* Begin MATERIAL PROVIDED *
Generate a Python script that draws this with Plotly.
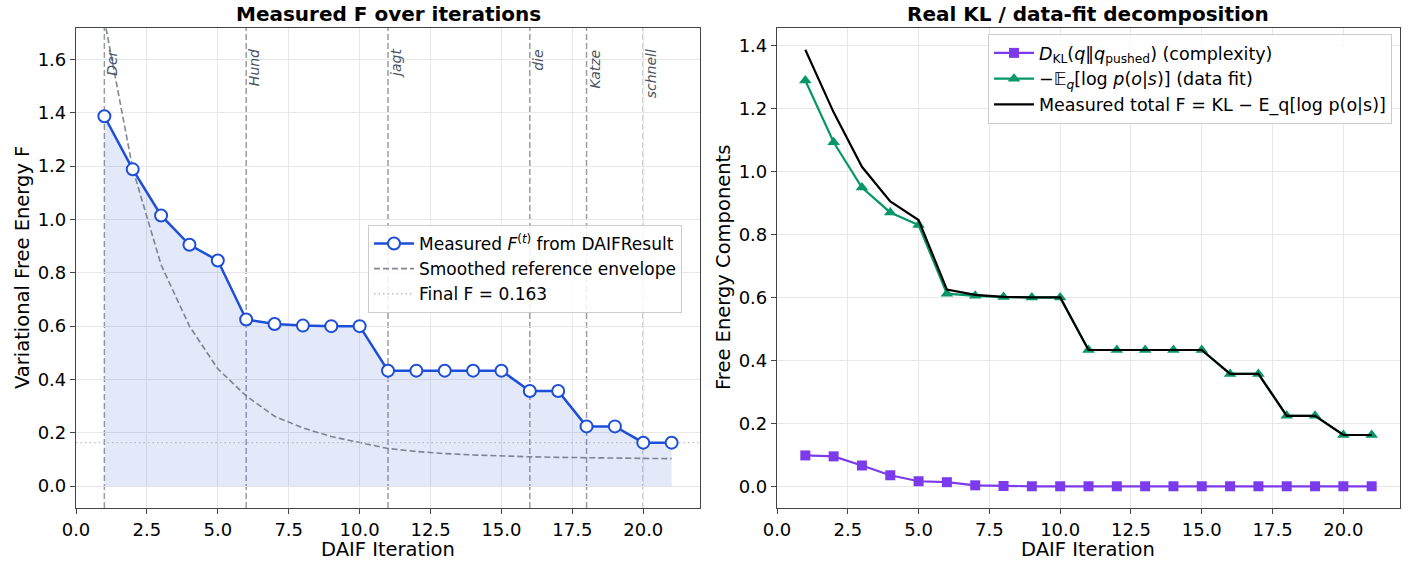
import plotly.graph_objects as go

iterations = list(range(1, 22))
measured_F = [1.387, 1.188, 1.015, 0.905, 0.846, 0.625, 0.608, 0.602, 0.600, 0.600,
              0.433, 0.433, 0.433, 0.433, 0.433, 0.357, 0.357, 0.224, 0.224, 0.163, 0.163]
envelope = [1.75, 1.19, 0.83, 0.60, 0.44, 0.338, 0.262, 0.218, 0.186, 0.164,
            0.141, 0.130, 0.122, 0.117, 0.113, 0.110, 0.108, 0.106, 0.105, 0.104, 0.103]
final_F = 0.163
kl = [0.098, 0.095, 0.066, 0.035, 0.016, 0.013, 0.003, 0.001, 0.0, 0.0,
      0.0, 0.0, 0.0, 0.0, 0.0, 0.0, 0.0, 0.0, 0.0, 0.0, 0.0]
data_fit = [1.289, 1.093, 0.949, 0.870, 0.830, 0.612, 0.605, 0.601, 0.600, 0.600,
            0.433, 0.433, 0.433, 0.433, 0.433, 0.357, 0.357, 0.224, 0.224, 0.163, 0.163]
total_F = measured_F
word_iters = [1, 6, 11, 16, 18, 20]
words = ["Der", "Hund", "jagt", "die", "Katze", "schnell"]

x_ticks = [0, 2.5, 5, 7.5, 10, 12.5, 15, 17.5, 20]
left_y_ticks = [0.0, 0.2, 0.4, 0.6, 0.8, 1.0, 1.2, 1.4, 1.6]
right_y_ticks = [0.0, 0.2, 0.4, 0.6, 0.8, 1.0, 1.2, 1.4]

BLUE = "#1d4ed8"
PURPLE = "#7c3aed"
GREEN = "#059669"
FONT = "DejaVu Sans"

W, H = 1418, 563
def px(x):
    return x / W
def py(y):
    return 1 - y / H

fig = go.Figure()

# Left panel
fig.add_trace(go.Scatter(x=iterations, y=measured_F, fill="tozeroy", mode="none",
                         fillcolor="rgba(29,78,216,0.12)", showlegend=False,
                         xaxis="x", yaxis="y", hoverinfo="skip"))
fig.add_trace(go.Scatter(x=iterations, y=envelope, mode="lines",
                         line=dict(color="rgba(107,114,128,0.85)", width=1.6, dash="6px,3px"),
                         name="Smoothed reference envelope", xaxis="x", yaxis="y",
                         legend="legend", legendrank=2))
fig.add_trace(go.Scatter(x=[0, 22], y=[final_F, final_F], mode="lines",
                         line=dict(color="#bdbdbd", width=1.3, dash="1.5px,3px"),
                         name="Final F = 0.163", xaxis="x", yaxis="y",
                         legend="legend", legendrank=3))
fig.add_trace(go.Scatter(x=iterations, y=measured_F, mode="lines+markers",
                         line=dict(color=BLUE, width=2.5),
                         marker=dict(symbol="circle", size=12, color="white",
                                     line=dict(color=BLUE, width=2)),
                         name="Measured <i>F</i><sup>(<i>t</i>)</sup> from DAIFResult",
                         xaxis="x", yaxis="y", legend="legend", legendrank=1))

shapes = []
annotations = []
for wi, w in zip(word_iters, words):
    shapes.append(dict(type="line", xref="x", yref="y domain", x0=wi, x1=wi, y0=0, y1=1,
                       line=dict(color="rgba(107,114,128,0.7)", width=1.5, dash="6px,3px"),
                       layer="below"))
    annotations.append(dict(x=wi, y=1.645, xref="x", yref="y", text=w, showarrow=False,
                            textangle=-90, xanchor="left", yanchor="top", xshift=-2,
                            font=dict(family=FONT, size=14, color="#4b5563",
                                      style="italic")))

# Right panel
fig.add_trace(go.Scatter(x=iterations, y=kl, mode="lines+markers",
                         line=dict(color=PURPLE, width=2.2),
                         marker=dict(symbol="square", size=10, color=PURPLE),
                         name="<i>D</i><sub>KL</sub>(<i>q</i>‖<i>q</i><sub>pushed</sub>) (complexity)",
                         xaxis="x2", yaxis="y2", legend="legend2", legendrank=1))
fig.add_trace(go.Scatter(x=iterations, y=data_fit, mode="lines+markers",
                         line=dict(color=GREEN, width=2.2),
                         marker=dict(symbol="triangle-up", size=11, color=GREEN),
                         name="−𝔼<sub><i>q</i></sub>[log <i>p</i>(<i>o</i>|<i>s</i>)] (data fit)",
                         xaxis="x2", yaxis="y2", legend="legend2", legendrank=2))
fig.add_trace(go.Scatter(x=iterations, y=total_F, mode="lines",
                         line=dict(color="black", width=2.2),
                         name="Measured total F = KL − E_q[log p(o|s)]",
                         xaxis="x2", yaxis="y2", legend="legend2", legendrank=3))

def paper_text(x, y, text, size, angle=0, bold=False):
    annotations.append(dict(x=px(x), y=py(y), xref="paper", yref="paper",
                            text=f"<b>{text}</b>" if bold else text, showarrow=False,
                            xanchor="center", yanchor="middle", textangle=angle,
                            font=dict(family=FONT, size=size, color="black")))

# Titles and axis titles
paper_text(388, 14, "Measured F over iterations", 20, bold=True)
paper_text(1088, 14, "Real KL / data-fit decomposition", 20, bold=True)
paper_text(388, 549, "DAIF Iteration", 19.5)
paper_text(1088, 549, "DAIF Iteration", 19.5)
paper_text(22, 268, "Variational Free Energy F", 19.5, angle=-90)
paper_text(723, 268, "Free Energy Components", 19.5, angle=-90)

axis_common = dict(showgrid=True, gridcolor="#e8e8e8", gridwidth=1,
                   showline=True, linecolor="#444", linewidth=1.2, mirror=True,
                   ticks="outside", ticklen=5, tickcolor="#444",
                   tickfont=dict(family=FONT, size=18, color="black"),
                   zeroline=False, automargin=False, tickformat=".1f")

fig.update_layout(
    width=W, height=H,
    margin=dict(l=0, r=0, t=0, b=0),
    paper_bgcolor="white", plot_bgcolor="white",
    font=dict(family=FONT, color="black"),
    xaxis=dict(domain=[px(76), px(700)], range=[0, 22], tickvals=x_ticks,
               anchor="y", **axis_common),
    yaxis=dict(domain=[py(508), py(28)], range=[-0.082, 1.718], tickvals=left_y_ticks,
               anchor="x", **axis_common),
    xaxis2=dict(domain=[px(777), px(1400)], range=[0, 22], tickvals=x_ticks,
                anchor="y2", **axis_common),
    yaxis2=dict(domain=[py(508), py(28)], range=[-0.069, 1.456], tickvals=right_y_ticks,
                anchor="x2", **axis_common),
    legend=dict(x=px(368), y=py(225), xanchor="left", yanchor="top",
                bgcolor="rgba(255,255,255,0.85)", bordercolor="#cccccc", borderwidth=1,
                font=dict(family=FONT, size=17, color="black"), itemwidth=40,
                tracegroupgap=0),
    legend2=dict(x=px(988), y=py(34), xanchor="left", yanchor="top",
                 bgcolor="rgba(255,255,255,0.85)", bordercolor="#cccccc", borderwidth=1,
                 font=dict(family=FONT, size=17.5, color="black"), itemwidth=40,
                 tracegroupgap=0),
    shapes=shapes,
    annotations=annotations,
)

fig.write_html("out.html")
* End MATERIAL PROVIDED *
=== SET PROBLEM ===
Write out exactly the opening lines of the data, stopping after the line that holds "import plotly.graph_objects as go". Exclude pictures.

=== EXERCISE SOLUTION ===
Generate a Python script that draws this with Plotly.
import plotly.graph_objects as go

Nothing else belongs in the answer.